Поместные Церкви никогда не жили совершенно изолированно друг от друга, они постоянно находились в тесной связи между собою и составляли единую вселенскую Церковь. Кто же здесь был носителем высшей церковной власти? Этим носителем высшей власти здесь должны были явиться Вселенские Соборы. О составе Вселенских Соборов в канонах мы не находим прямых указаний. По духу же канонов, на этих Соборах должны были присутствовать все епископы Вселенской Церкви или представители от епископата всех провинций вселенной. Как показывают деяния Вселенских Соборов, на них, кроме епископов, были и другие лица. Но эти лица не имели на Соборах права решающего голоса.

Итак, согласно канонам и основанной на канонах современной им практике, единственно необходимыми и, следовательно, единственно полноправными членами Соборов являются лишь лица епископского сана. И мне кажется, что, производя реформу высшего церковного управления, нам необходимо прислушаться к этому голосу канонов.

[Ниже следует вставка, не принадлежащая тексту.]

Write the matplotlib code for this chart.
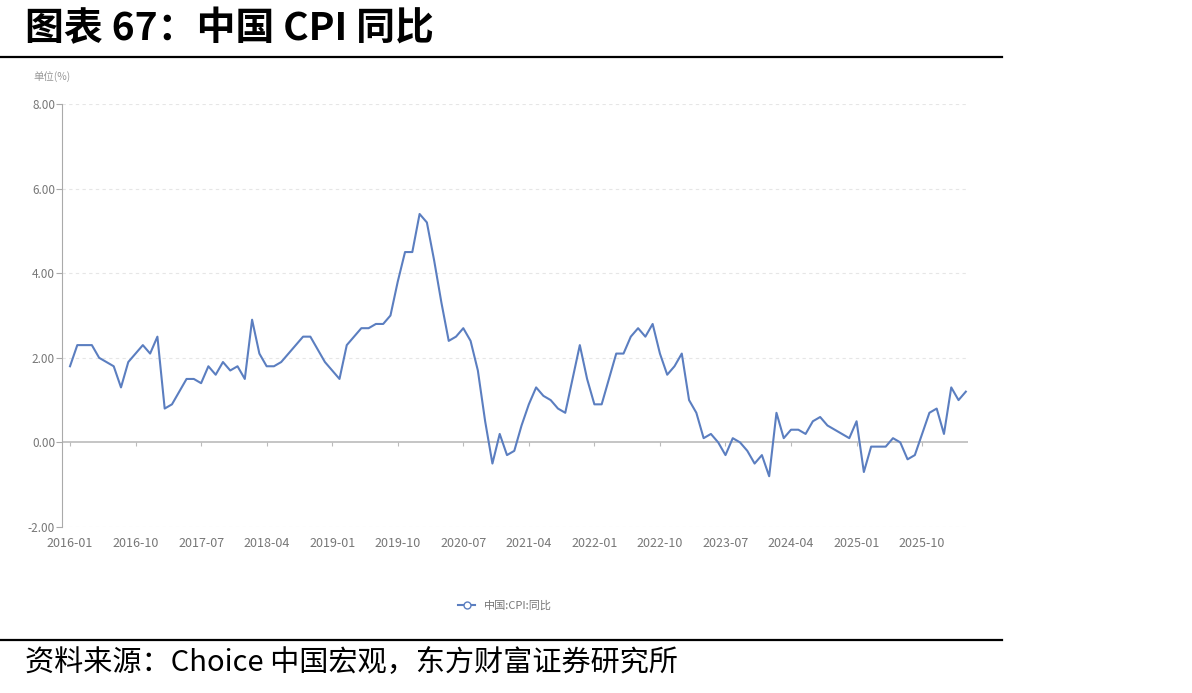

Общая мысль канонов, что единственными полноправными членами в органах высшего управления являются лишь лица епископского сана, неуклонно осуществилась в православных Церквах и в последующее, после создания канонов, время. Так, на Константинопольских синодах в разные моменты их существования полноправными членами были только архиереи. Осуществляется эта мысль канонов и в современно строе высшего управления в православных автокефальных Церквах. Так, Священный Синод Константинопольской Церкви состоит в настоящее время только из архиереев, которых там заседает каждый раз 12; из архиереев же состоят и синоды других восточных патриархатов; в синодах эллинском, румынском, в Соборе сербском, в синодах разных православных Церквей, находящихся в пределах Австро-Венгрии, в качестве их членов мы также видим одних лишь архиереев. Только в Русской Церкви в орган высшего церковного управления введены был со времени Петра I с правом решающего голоса и лица пресвитерского сана.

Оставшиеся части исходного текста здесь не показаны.